Rencensement lacunaire
Une démolition-reconstruction contestée alors que tous les voyants sont au vert, est-ce courant ? «Le cas de figure n’est de loin pas exceptionnel», estime Guy Vorlet, répondant de Patrimoine Suisse pour la région du Nord vaudois, tant le recensement architectural présente, à ses yeux, «de grosses lacunes». Cet architecte, qui œuvre pour le bureau Dolci à Yverdon et comme indépendant, relève que, dans ses fonctions bénévoles pour cette association de défense du patrimoine bâti et paysager, il examine chaque mois dix à quinze dossiers de mise à l’enquête qui conduisent à des oppositions dans 25 à 35% des cas. «Il y a certes une meilleure prise en compte des critères écologiques et du patrimoine architectural depuis quelques années, mais il y encore beaucoup de chemin à faire. L’Etat de Vaud manque cruellement de ressources humaines dans ce secteur et rares sont les communes qui font tous les efforts souhaitables » , regrette-t-il.
Cœur de la cité ouvrière urbigène
Bien préservée, la villa offre une architecture régionaliste ou «Heimatstil» caractéristique des réalisations de cette époque. Le soubassement rustique en pierre de taille, la variété dans la forme des baies, la toiture dotée de petits décrochements, le large avant-toit reposant sur des consoles de bois, la présence d’éléments saillants tels que les balcons conférent aux façades une touche pittoresque rappelant l’architecture vernaculaire.
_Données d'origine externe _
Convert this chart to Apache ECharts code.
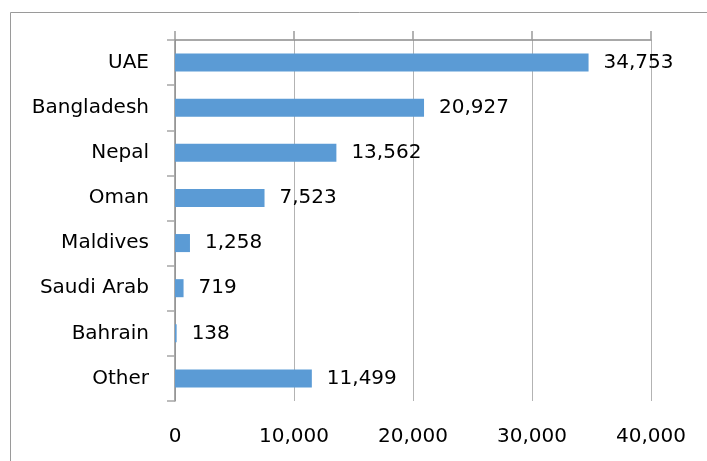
<!DOCTYPE html>
<html>
<head>
<meta charset="utf-8">
<script src="https://cdn.jsdelivr.net/npm/echarts@6/dist/echarts.min.js"></script>
<style>
html,body{margin:0;padding:0;background:#fff;}
#chart{width:707px;height:461px;}
</style>
</head>
<body>
<div id="chart"></div>
<script>
const categories = ['UAE', 'Bangladesh', 'Nepal', 'Oman', 'Maldives', 'Saudi Arab', 'Bahrain', 'Other'];
const values = [34753, 20927, 13562, 7523, 1258, 719, 138, 11499];
const xTicks = [0, 10000, 20000, 30000, 40000];

const FONT = 'DejaVu Sans';
const chart = echarts.init(document.getElementById('chart'), null, {renderer: 'canvas'});
const fmt = v => v.toLocaleString('en-US');

chart.setOption({
  animation: false,
  backgroundColor: '#ffffff',
  graphic: [{
    type: 'rect',
    left: 8, top: 10,
    shape: {width: 720, height: 470},
    style: {fill: 'none', stroke: '#9a9a9a', lineWidth: 1},
    silent: true, z: -10
  }],
  grid: {left: 175, right: 56, top: 40, bottom: 60, containLabel: false},
  xAxis: [{
    type: 'value',
    position: 'bottom',
    min: xTicks[0], max: xTicks[xTicks.length - 1], interval: 10000,
    axisLine: {show: false},
    axisTick: {show: false},
    splitLine: {show: true, lineStyle: {color: '#b3b3b3', width: 1}},
    axisLabel: {
      margin: 26, color: '#000', fontFamily: FONT, fontSize: 20,
      formatter: v => fmt(v)
    }
  }, {
    type: 'value',
    position: 'top',
    min: xTicks[0], max: xTicks[xTicks.length - 1], interval: 10000,
    axisLine: {show: true, lineStyle: {color: '#8c8c8c', width: 1.5}},
    axisTick: {show: true, length: 9, inside: false, lineStyle: {color: '#9a9a9a', width: 1.5}},
    splitLine: {show: false},
    axisLabel: {show: false}
  }],
  yAxis: {
    type: 'category',
    data: categories,
    inverse: true,
    axisLine: {show: true, lineStyle: {color: '#8c8c8c', width: 1.5}},
    axisTick: {show: true, length: 8, alignWithLabel: false, lineStyle: {color: '#a6a6a6', width: 1.5}},
    axisLabel: {margin: 26, color: '#000', fontFamily: FONT, fontSize: 20},
    splitLine: {show: false}
  },
  series: [{
    type: 'bar',
    data: values,
    xAxisIndex: 0,
    barCategoryGap: '60%',
    itemStyle: {color: '#5b9bd5'},
    label: {
      show: true, position: 'right', distance: 15,
      color: '#000', fontFamily: FONT, fontSize: 20,
      formatter: p => fmt(p.value)
    }
  }]
});
</script>
</body>
</html>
Le bâtiment conserve, outre sa volumétrie, une grande partie de ses dispositions d’origine.
Sa construction s’inscrit dans le contexte du fort développement industriel, urbanistique et démographique que connaît Orbe autour de 1900. A cette époque, de nombreuses villas sont établies en périphérie et divers bâtiments industriels sont implantés le long de la rive gauche de l’Orbe (moulins Rod, fabrique de chocolats Peter dès 1899). Cela aboutit à la création d’une véritable petite cité ouvrière, au pied de la colline, composée de huit immeubles et de onze villas. D’un bourg au caractère mi-urbain mi-agricole, entouré de vignes, Orbe devient une agglomération industrielle importante.
Ainsi, la propriété de la famille Cerf fait partie du «Quartier neuf», implanté à l’est du bourg ancien, lequel présente un intérêt urbanistique indéniable. A ce titre, il figure dans l’Inventaire fédéral des sites construits d’importance nationale à protéger en Suisse (ISOS) avec un objectif de sauvegarde maximal (A).